Premium and exposure distribution by outcome cohort

The starting dataset is your policy extract with earned premium, exposure, and claims — segmented by renewal year and cohort. “Cohort” here has two meanings:

Rating cohort: the set of customers who bought or renewed in a given quarter, used to track whether premium adequacy has held. Loss ratios for Q3 2023 cohort customers are now fully developed; you can see whether the premium charged was adequate.

Customer segment: a grouping relevant to fair value — tenure band, distribution channel, product variant, geographic region. The FCA’s concern is cross-segment variation: if your direct customers have a loss ratio of 62% and your aggregator customers have 91%, you have a value transfer problem that needs explaining or addressing.

import polars as pl

policies = pl.read_parquet("policies.parquet")
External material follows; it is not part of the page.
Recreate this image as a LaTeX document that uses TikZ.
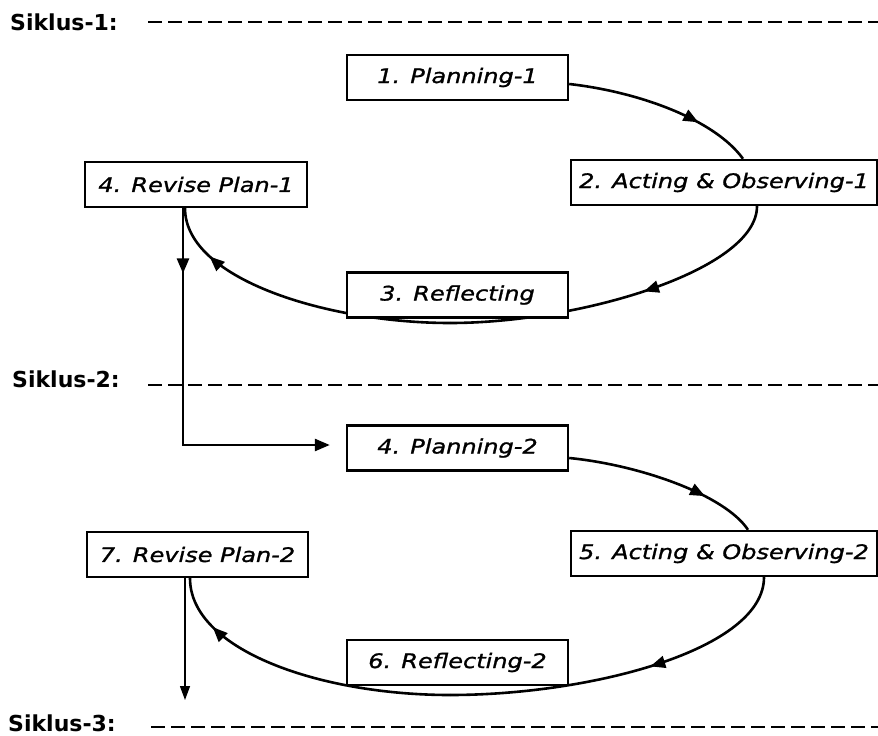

# Premium and loss ratio by renewal cohort and channel
cohort_summary = (
    policies
    .group_by(["renewal_year", "channel", "product_variant"])
    .agg([
        pl.sum("earned_premium").alias("earned_premium"),
        pl.sum("incurred_claims").alias("incurred_claims"),
        pl.sum("exposure_years").alias("exposure_years"),
        pl.len().alias("policy_count"),
    ])
    .with_columns([
        (pl.col("incurred_claims") / pl.col("earned_premium")).alias("loss_ratio"),
        (pl.col("earned_premium") / pl.col("exposure_years")).alias("avg_premium"),
    ])
)

This is the base table your fair value metrics sit on top of. You need at least three years of rolling cohorts to identify trends rather than noise.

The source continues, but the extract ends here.